He Sleeps Less Cold Than We Who Wake

C. R. W. Nevinson, "Paths of Glory"

C. R. W. Nevinson, “Paths of Glory”

Memorial Day 

Let the taps play, let the flag be lowered, and let a poem by Wilfred Owen be read. Sometimes Owen lashes out in anger against those who make war, but in “Asleep” he just gazes in sorrow, and even a little bit of envy, at a comrade who has died:

Under his helmet, up against his pack,
After so many days of work and waking,
Sleep took him by the brow and laid him back.

There, in the happy no-time of his sleeping,
Death took him by the heart. There heaved a quaking
Of the aborted life within him leaping,
Then chest and sleepy arms once more fell slack.

And soon the slow, stray blood came creeping
From the intruding lead, like ants on track.

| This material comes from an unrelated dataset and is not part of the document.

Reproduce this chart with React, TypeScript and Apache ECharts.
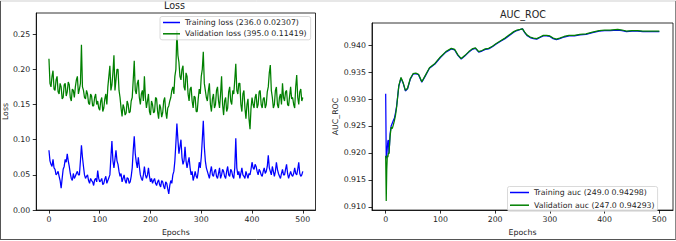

Whether his deeper sleep lie shaded by the shaking
Of great wings, and the thoughts that hung the stars,
High-pillowed on calm pillows of God’s making,
Above these clouds, these rains, these sleets of lead,
And these winds’ scimitars,
–Or whether yet his thin and sodden head
Confuses more and more with the low mould,
His hair being one with the grey grass
Of finished fields, and wire-scrags rusty-old,
Who knows? Who hopes? Who troubles? Let it pass!
He sleeps. He sleeps less tremulous, less cold,
Than we who wake, and waking say Alas! 

Who cares whether he has gone to heaven or merely mingles with the earth, the narrator says. At least he sleeps “less tremulous, less cold,/Than we who wake, and waking say Alas!” There is a touch of Shelley’s elegy to Keats in these closing lines:

Peace, peace! he is not dead, he doth not sleep,
He hath awaken’d from the dream of life;
‘Tis we, who lost in stormy visions, keep
With phantoms an unprofitable strife,
And in mad trance, strike with our spirit’s knife
Invulnerable nothings. We decay
Like corpses in a charnel; fear and grief
Convulse us and consume us day by day,
And cold hopes swarm like worms within our living clay.

If you want proof of the horrors of war, it’s that sometimes our combat troops envy the dead.